**Goal**
From the first line of the data down to and including the line with "plt.rcParams['font.family'] = ['Liberation", copy everything exactly, leaving out pictures.
## START
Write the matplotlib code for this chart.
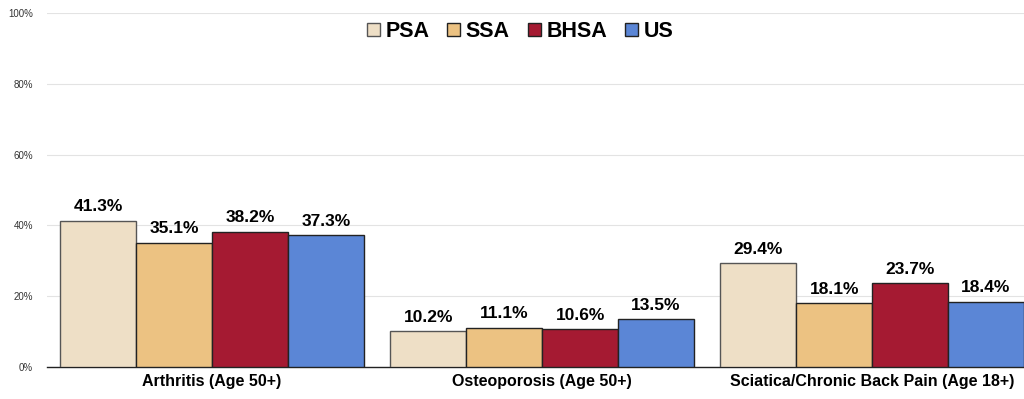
import numpy as np
import matplotlib.pyplot as plt

plt.rcParams['font.family'] = ['Liberation Sans', 'DejaVu Sans']

categories = ['Arthritis (Age 50+)', 'Osteoporosis (Age 50+)', 'Sciatica/Chronic Back Pain (Age 18+)']
series = ['PSA', 'SSA', 'BHSA', 'US']
values = {
    'PSA': [41.3, 10.2, 29.4],
    'SSA': [35.1, 11.1, 18.1],
    'BHSA': [38.2, 10.6, 23.7],
    'US': [37.3, 13.5, 18.4],
}
colors = {'PSA': '#EEDFC6', 'SSA': '#ECC282', 'BHSA': '#A51A32', 'US': '#5B86D6'}
edges = {'PSA': '#555555', 'SSA': '#222222', 'BHSA': '#222222', 'US': '#222222'}

fig = plt.figure(figsize=(10.24, 3.99), dpi=100)
ax = fig.add_axes([0.0459, 0.0802, 0.967, 0.8872])

x = np.arange(len(categories))
w = 0.23
for i, s in enumerate(series):
    pos = x + (i - 1.5) * w
    bars = ax.bar(pos, values[s], w, color=colors[s], edgecolor=edges[s], linewidth=1.0,
                  label=s, zorder=3)
    for b, v in zip(bars, values[s]):
        ax.text(b.get_x() + b.get_width() / 2, v + 1.8, f'{v}%', ha='center', va='bottom',
                fontsize=12.5, fontweight='bold')

ax.set_xlim(-0.5, 2.5)
ax.set_ylim(0, 100)
ax.set_yticks(range(0, 101, 20))
ax.set_yticklabels([f'{t}%' for t in range(0, 101, 20)], fontsize=7, color='#333333')
ax.set_xticks(x)
ax.set_xticklabels(categories, fontsize=11.5, fontweight='bold')
ax.tick_params(axis='both', length=0, pad=10)
ax.tick_params(axis='x', pad=5)
ax.grid(axis='y', color='#E3E3E3', linewidth=0.8, zorder=0)
for side in ['left', 'right', 'top']:
    ax.spines[side].set_visible(False)
ax.spines['bottom'].set_color('#222222')
ax.spines['bottom'].set_linewidth(1.0)

# legend centred on the figure, near the top
leg = fig.legend(*ax.get_legend_handles_labels(), loc='upper center',
                 bbox_to_anchor=(0.508, 0.985), ncol=4, frameon=False,
                 prop={'size': 15.5, 'weight': 'bold'}, handlelength=0.6, handleheight=0.6,
                 handletextpad=0.25, columnspacing=0.85, borderaxespad=0.3)

fig.savefig('out.png', dpi=100)
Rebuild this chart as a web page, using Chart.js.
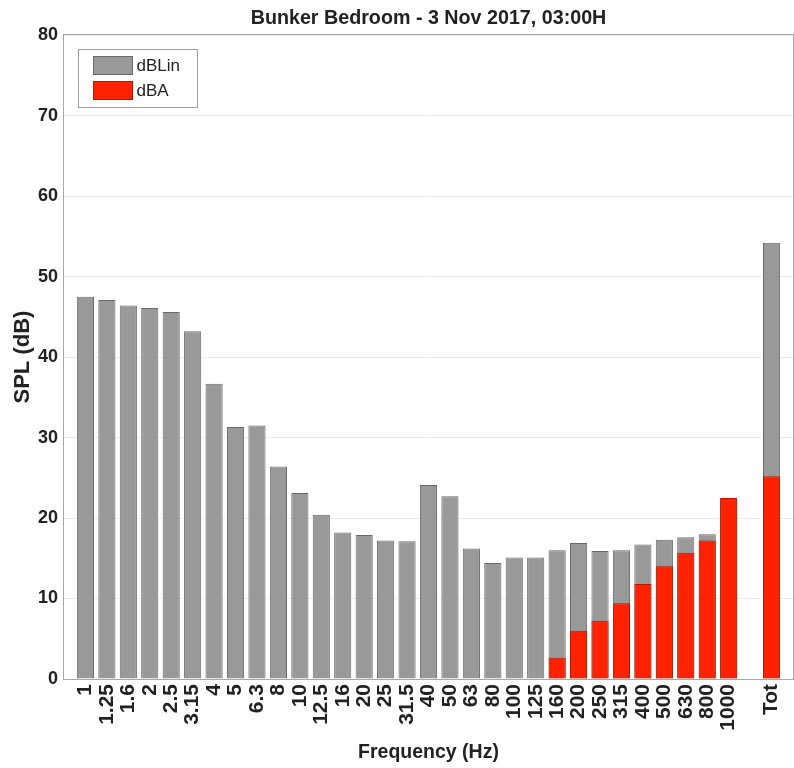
## END
**Task result**
Write the matplotlib code for this chart.
import numpy as np
import matplotlib.pyplot as plt

plt.rcParams['font.family'] = ['Liberation Sans', 'DejaVu Sans']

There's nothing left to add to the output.